McCabe Comments On Recent FBI Arrest

Former Acting FBI Director Andrew McCabe has resurfaced to reassure the public that the January 6 pipe bomb case hasn’t been ignored—just that it’s been, in his words, “a hard nut to crack.” It’s a polished phrase, vaguely sympathetic, and clearly intended to deflect criticism. But when you place it next to the facts of the case—and the scale of federal law enforcement’s capabilities—the phrase collapses under the weight of its own implausibility.

Let’s start with what the public knows. Two pipe bombs were planted near the DNC and RNC headquarters on January 5, 2021, the night before the Capitol breach. Surveillance footage was released. A suspect, walking in a highly identifiable manner, was captured on video for several minutes. The FBI offered a $500,000 reward. Years later, no arrest. No suspect. No answers.
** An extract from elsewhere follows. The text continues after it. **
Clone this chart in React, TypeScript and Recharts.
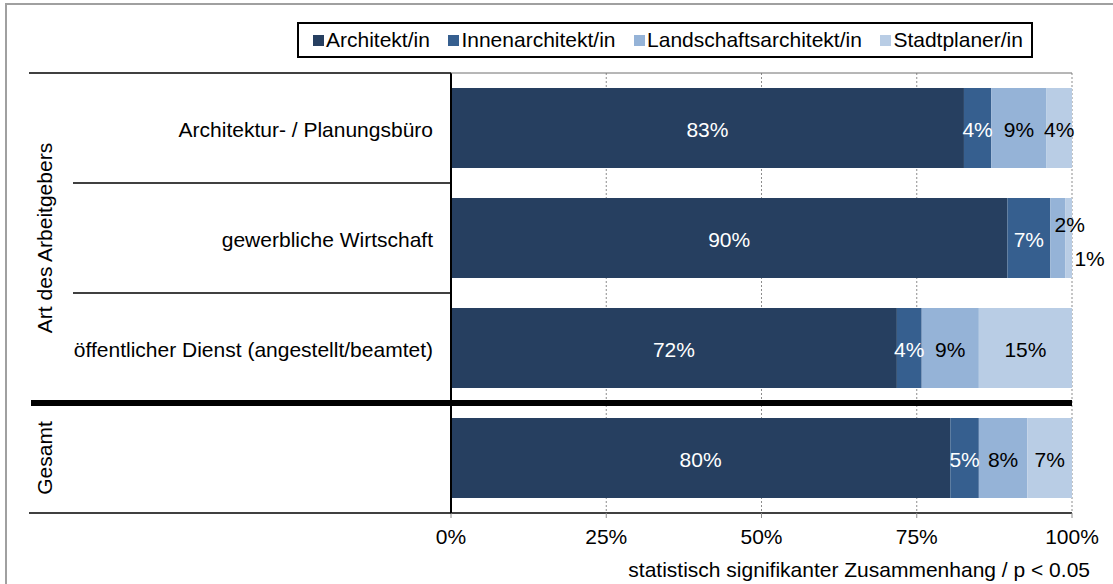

Yet, during the same period, the FBI and DOJ had no problem tracking down hundreds of January 6 protesters, many of whom had entered the Capitol unarmed and non-violently. Many were identified using nothing more than crowd-sourced video and social media posts. The investigative machinery moved at lightning speed—unless, apparently, the suspect had a backpack and a purposefully placed pipe bomb.

This discrepancy hasn’t gone unnoticed. Commenters and independent researchers have repeatedly pointed out the bizarre lack of urgency around a potentially lethal attack that could have changed the narrative—and casualties—of that day entirely. Some online posters have gone further, suggesting that the pipe bomb incident was politically inconvenient to resolve, particularly if the suspect’s identity didn’t fit the expected profile.


And that brings us back to McCabe. A man who, during his tenure, oversaw some of the most politically charged investigations in modern history now wants us to believe that the same FBI that combed through Venmo accounts and geolocation pings of every MAGA hat within two miles of the Capitol just can’t quite figure out who planted a bomb on two heavily surveilled buildings in Washington, D.C.

This isn’t just improbable—it’s insulting to the intelligence of anyone paying attention.


It’s not a lack of resources. It’s not a lack of evidence. What it increasingly looks like is a lack of will. And when federal law enforcement appears selective about which crimes to solve and which suspects to find, the real damage isn’t just to public trust—it’s to the very credibility of justice itself.